Ahora que Paula Rego ha muerto, y que desde el mismo día 8 de junio se han repetido en los medios europeos las breves necrológicas televisivas y los urgentes obituarios de la prensa especializada, se ha sostenido, con insistencia, que se trataba, por un lado, de “la más grande artista portuguesa (hasta entonces) viva” y, por el mismo lado pero con un matiz relevante, “de la mayor artista de cualquier nacionalidad que se encontraba activa en Reino Unido”.

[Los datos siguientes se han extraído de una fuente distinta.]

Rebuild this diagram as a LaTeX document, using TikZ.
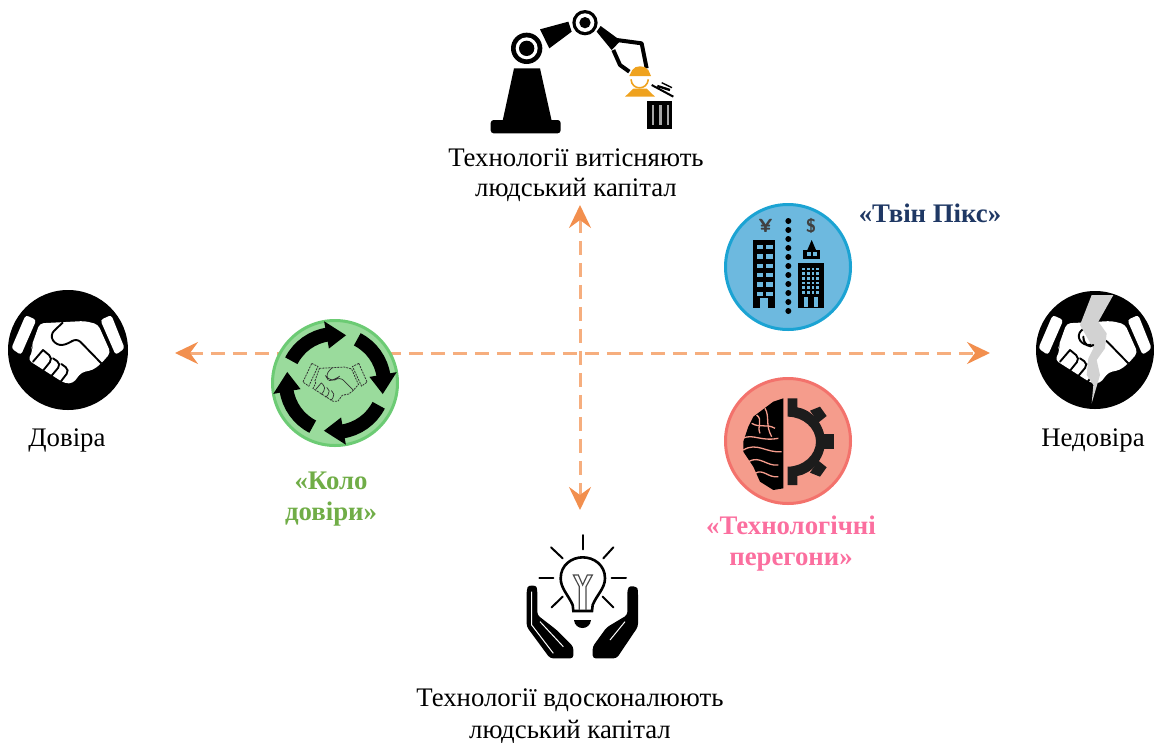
\documentclass[tikz,border=0pt]{standalone}
\usepackage{fontspec}
\setmainfont{Liberation Serif}
\usetikzlibrary{arrows.meta}
\definecolor{axisor}{HTML}{F6AE7E}
\definecolor{tipor}{HTML}{F28F4E}
\definecolor{workor}{HTML}{EFA21E}
\definecolor{bluefill}{HTML}{6DB9DF}
\definecolor{blueedge}{HTML}{1BA3D3}
\definecolor{redfill}{HTML}{F59C8C}
\definecolor{rededge}{HTML}{F3726C}
\definecolor{greenfill}{HTML}{9ADB9C}
\definecolor{greenedge}{HTML}{6CCB74}
\definecolor{navytxt}{HTML}{1F3864}
\definecolor{greentxt}{HTML}{70AD47}
\definecolor{pinktxt}{HTML}{FB6F9F}
\definecolor{crack}{HTML}{D2D2D2}
\definecolor{gearblk}{HTML}{1C1C1C}
\tikzset{
  axisline/.style={draw=axisor,line width=3pt,dash pattern=on 14pt off 8pt,
    {Stealth[length=23pt,width=22pt,inset=8pt,color=tipor]}-{Stealth[length=23pt,width=22pt,inset=8pt,color=tipor]}},
  lab/.style={font=\fontsize{26.8}{30}\selectfont,align=center,text=black,inner sep=0pt},
  blab/.style={lab,font=\fontsize{26.8}{31}\selectfont\bfseries},
  disc/.style={circle,minimum size=#1,inner sep=0pt}
}
\newcommand{\handblob}{(-85,-80) -- (50,-87) -- (90,-77) -- (128,8) -- (100,40) -- (75,60) -- (40,67) -- (15,100) -- (-10,100) -- (-120,30) -- (-105,0) -- (-110,-10) -- cycle}
\newcommand{\handlines}[1]{%
  \draw[#1,line join=round,rounded corners=6pt] (-15,-83) -- (-55,-45) -- (-35,-13) -- (0,-17) -- (25,-37) -- (100,40);
  \draw[#1,line cap=round] (-75,0) -- (-105,35);
  \draw[#1,line cap=round,rounded corners=5pt] (-75,0) -- (-45,25) -- (-75,62);
  \draw[#1,line cap=round,rounded corners=5pt] (-45,25) -- (-20,42) -- (-50,78);
  \draw[#1,line cap=round,rounded corners=5pt] (-20,42) -- (5,60) -- (-22,95);
}
\newcommand{\cuffs}[1]{%
  \fill[#1,rounded corners=3pt] (-127,-105) -- (-95,-90) -- (-141,15) -- (-170,-5) -- cycle;
  \fill[#1,rounded corners=3pt] (130,-105) -- (97,-90) -- (143,15) -- (170,-5) -- cycle;
}
\begin{document}
\begin{tikzpicture}[x=1pt,y=-1pt]
\useasboundingbox (0,0) rectangle (1154,742);
\coordinate (axL) at (175,353);
\coordinate (axR) at (990,353);
\coordinate (axT) at (580,205);
\coordinate (axB) at (580,510);
\draw[axisline] (axL) -- (axR);
\draw[axisline] (axT) -- (axB);

% trust
\node[disc=120pt,fill=black] (trust) at (68,350) {};
\begin{scope}[shift={(trust.center)},scale=1/3]
  \cuffs{white}
  \fill[white,rounded corners=4pt] \handblob;
  \handlines{line width=1.9pt,black}
\end{scope}
\node[lab] (trustl) at (67,440) {Довіра};

% distrust
\node[disc=118pt,fill=black] (distrust) at (1095,350) {};
\begin{scope}[shift={(distrust.center)},scale=1/3]
  \cuffs{white}
  \fill[white,rounded corners=4pt] \handblob;
  \handlines{line width=1.9pt,black}
  \fill[crack] (-10,-165) -- (55,-165) -- (10,-85) -- (35,-50) -- (30,-5) -- (5,30) -- (15,75) -- (-10,160) -- (-5,105) -- (-25,75) -- (-20,25) -- (-5,-5) -- (-45,-75) -- cycle;
  \draw[line width=2pt,black,line cap=round] (-35,-40) .. controls (-35,-15) and (-15,-5) .. (-5,-15);
\end{scope}
\node[lab] (distrustl) at (1093,440) {Недовіра};

% robot
\begin{scope}[shift={(470,0)},scale=1/3]
  \fill[black,rounded corners=3pt] (62,360) rectangle (272,400);
  \fill[black] (132,205) -- (210,205) -- (245,362) -- (98,362) -- cycle;
  \fill[black] (210,88) -- (295,65) -- (305,95) -- (238,145) -- cycle;
  \fill[black] (170,145) circle (47);
  \fill[white] (170,145) circle (33);
  \fill[black] (170,145) circle (23);
  \fill[black] (345,68) circle (38);
  \fill[white] (345,68) circle (28);
  \fill[black] (345,68) circle (17);
  \fill[black] (392,78) -- (380,95) -- (425,150) -- (452,122) -- cycle;
  \draw[black,line width=4pt,line join=round] (440,120) -- (515,130) -- (530,205);
  \draw[black,line width=4pt,line join=round] (430,150) -- (450,195) -- (478,215);
  \fill[workor] (478,228) -- (543,228) -- (535,210) .. controls (525,195) and (495,195) .. (487,210) -- cycle;
  \draw[workor,line width=1.6pt] (483,238) .. controls (485,272) and (532,272) .. (535,238);
  \fill[workor] (465,290) -- (490,266) -- (530,266) -- (555,290) -- cycle;
  \draw[black,line width=2pt] (545,255) -- (610,290);
  \draw[black,line width=2.4pt] (562,258) -- (600,270);
  \draw[black,line width=1.4pt] (575,248) -- (606,263);
  \fill[black] (532,303) rectangle (606,386);
  \foreach \xx in {545,568,590} \fill[gray!70] (\xx,315) rectangle (\xx+8,375);
\end{scope}
\node[lab] (toplab) at (576,175) {Технології витісняють\\людський капітал};

% twin peaks
\node[disc=125pt,fill=bluefill,draw=blueedge,line width=3pt] (twin) at (788,267) {};
\begin{scope}[shift={(710,195)},scale=1/3]
  \fill[black] (130,135) rectangle (195,340);
  \foreach \yy in {150,178,206,234,262,290}
    \foreach \xx in {140,168} \fill[bluefill] (\xx,\yy) rectangle (\xx+20,\yy+13);
  \fill[bluefill] (150,310) rectangle (175,340);
  \foreach \yy in {78,105,...,355} \fill[black] (235,\yy) circle (9);
  \fill[black] (265,205) rectangle (342,340);
  \fill[black] (280,165) rectangle (330,192);
  \fill[bluefill] (290,172) rectangle (302,184);
  \fill[bluefill] (308,172) rectangle (320,184);
  \fill[black] (292,165) -- (305,135) -- (318,165) -- cycle;
  \foreach \yy in {218,232,246,260,274,288} \foreach \xx in {277,291,305,319}
    \fill[bluefill] (\xx,\yy) rectangle (\xx+8,\yy+8);
  \fill[bluefill] (282,305) rectangle (294,335);
  \fill[bluefill] (313,305) rectangle (325,335);
  \node[font=\fontsize{19}{19}\selectfont\sffamily\bfseries,text=black!75,inner sep=0pt] (yen) at (167,92) {¥};
  \node[font=\fontsize{19}{19}\selectfont\sffamily\bfseries,text=black!75,inner sep=0pt] (usd) at (303,92) {\$};
\end{scope}
\node[blab,text=navytxt] (twinl) at (930,213) {«Твін Пікс»};

% brain / gear
\node[disc=125pt,fill=redfill,draw=rededge,line width=3pt] (race) at (788,441) {};
\begin{scope}[shift={(710,370)},scale=1/3]
  \fill[black] (220,85) -- (220,355) -- (190,360) -- (150,335) -- (130,290) -- (100,245) -- (100,215) -- (115,170) -- (130,140) -- (170,110) -- (190,95) -- cycle;
  \foreach \pth in {
    {(98,205) .. controls (130,190) and (150,215) .. (205,205)},
    {(100,240) .. controls (140,215) and (170,250) .. (215,245)},
    {(115,275) .. controls (150,255) and (170,290) .. (205,285)},
    {(135,310) .. controls (160,295) and (175,325) .. (205,320)},
    {(125,160) .. controls (150,175) and (170,160) .. (195,175)},
    {(165,115) .. controls (180,140) and (165,165) .. (185,200)},
    {(140,135) .. controls (160,150) and (140,170) .. (150,190)}}
    \draw[redfill,line width=1.3pt] \pth;
  \fill[gearblk] (233,85) -- (262,85) -- (262,112) .. controls (305,118) and (345,165) .. (345,215) .. controls (345,265) and (305,312) .. (262,318) -- (262,345) -- (233,345) -- (233,290) .. controls (280,290) and (318,255) .. (318,215) .. controls (318,175) and (280,140) .. (233,140) -- cycle;
  \fill[gearblk] (300,122) -- (330,110) -- (350,138) -- (325,158) -- cycle;
  \fill[gearblk] (300,308) -- (330,320) -- (350,292) -- (325,272) -- cycle;
  \fill[gearblk] (340,192) rectangle (372,238);
\end{scope}
\node[blab,text=pinktxt] (racel) at (791,544) {«Технологічні\\перегони»};

% circle of trust
\node[disc=125pt,fill=greenfill,draw=greenedge,line width=3pt] (circ) at (335,383) {};
\begin{scope}[shift={(circ.center)},scale=1/3]
  \foreach \r in {0,90,180,270}{
    \begin{scope}[rotate=\r]
    \draw[black,line width=14pt] (207:147) arc[start angle=207,end angle=262,radius=147];
    \fill[black] (260:105) -- (260:188) -- (283:147) -- cycle;
    \end{scope}}
  \begin{scope}[scale=0.55]
    \draw[gray!40!black,line width=0.8pt,dash pattern=on 2pt off 1pt] \handblob;
    \draw[gray!40!black,line width=0.8pt,dash pattern=on 2pt off 1pt] (-127,-107) -- (-93,-90) -- (-143,17) -- (-175,-5) -- cycle;
    \draw[gray!40!black,line width=0.8pt,dash pattern=on 2pt off 1pt] (130,-107) -- (95,-90) -- (145,17) -- (175,-5) -- cycle;
    \handlines{line width=0.7pt,gray!40!black}
  \end{scope}
\end{scope}
\node[blab,text=greentxt] (circl) at (331,499.5) {«Коло\\довіри»};

% bulb
\begin{scope}[shift={(510,530)},scale=1/3]
  \draw[black,line width=2.6pt] (190,243) -- (188,225) .. controls (175,195) and (152,175) .. (152,145) .. controls (152,105) and (185,82) .. (218,82) .. controls (252,82) and (285,105) .. (285,145) .. controls (285,175) and (260,195) .. (248,225) -- (246,243) -- cycle;
  \draw[black!70,line width=1.2pt] (208,240) -- (208,170) -- (190,135) -- (205,135) -- (218,165) -- (232,135) -- (247,135) -- (228,170) -- (228,240);
  \fill[black] (192,270) -- (243,270) .. controls (240,302) and (195,302) .. (192,270) -- cycle;
  \foreach \a/\b/\c/\d in {218/15/218/58, 123/52/158/85, 310/52/280/85, 88/143/130/143, 305/143/348/143, 125/232/158/200, 310/232/278/200}
    \draw[black,line width=2pt,line cap=round] (\a,\b) -- (\c,\d);
  % right hand
  \fill[black,rounded corners=3pt] (352,180) .. controls (360,165) and (382,170) .. (384,185) -- (384,290) -- (320,385) -- (248,385) -- (248,350) -- (290,292) -- (352,255) -- cycle;
  \draw[white,line width=1pt] (345,275) -- (300,330);
  % left hand
  \fill[black,rounded corners=3pt] (50,180) .. controls (55,165) and (78,165) .. (82,180) -- (82,255) -- (140,300) -- (190,350) -- (190,385) -- (120,385) -- (50,290) -- cycle;
  \draw[white,line width=1pt] (65,185) -- (65,285) -- (130,370);
  \draw[white,line width=1pt] (90,275) -- (160,350);
\end{scope}
\node[lab,font=\fontsize{26.8}{32}\selectfont] (botlab) at (570,716) {Технології вдосконалюють\\людський капітал};
\end{tikzpicture}
\end{document}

Para calibrar su importancia se puede recurrir a una trayectoria con exposiciones en las capitales del mundo del arte, en especial en la última década, o remitirse a la actual Bienal Internacional de Arte de Venecia. En el pabellón central de Jardines le está reservada una de las principales salas. El cachetazo es inmediato. En una semipenumbra que contrasta con la luminosidad del resto de los espacios, están los inquietantes La hija del policía (1987), en el que una joven lustra las botas de su padre junto a una ventana abierta –sin que se sepa desde dónde llegará el zarpazo de lo ominoso– o Metamorfosis después de Kafka (2002), esa crucifixión de la marginalidad en la frontera de la miseria y la locura. Por no hablar de la pieza que quema todas las miradas como un imán de fósforo blanco: Oratorio (2011), un retablo, al estilo de las iglesias de provincia, que aquí no muestra figuras sagradas sino dos violaciones y una mutilación femenina. “La leche de los sueños” es el lema de esta bienal, en la que la curadora Cecilia Alemani busca conectar el arte contemporáneo con las surrealistas de los tiempos de Leonora Carrington. En arte eso quiere decir, en esencia, pesadillas.

“Cuando termino una obra, el miedo ya no está”, dijo alguna vez sobre estos exorcismos. Ya sean las niñas conejo que huyen de los aviones estadounidenses, o las mujeres perro de su ciclo más ambivalente, los personajes de Rego nunca están del todo indefensos. Junto con su fragilidad tienen la fortaleza de sus bailarinas con piernas de ciclista. O del ángel que pintó en 1998 y quería que fuera la imagen que la acompañase en el último viaje. Con la espada en una mano y en la otra esa esponja apretada en la que algunos vieron el signo compasivo del perdón, pero que también parece un par de testículos que el ángel viene de cortar cual evocada Judith. Ambiguo en lo que se acaba de hacer o lo que se proyecta, como todo lo que “ocurre” en sus obras montadas sobre bastidores de aluminio. Porque no hay madera que sostenga tales incendios.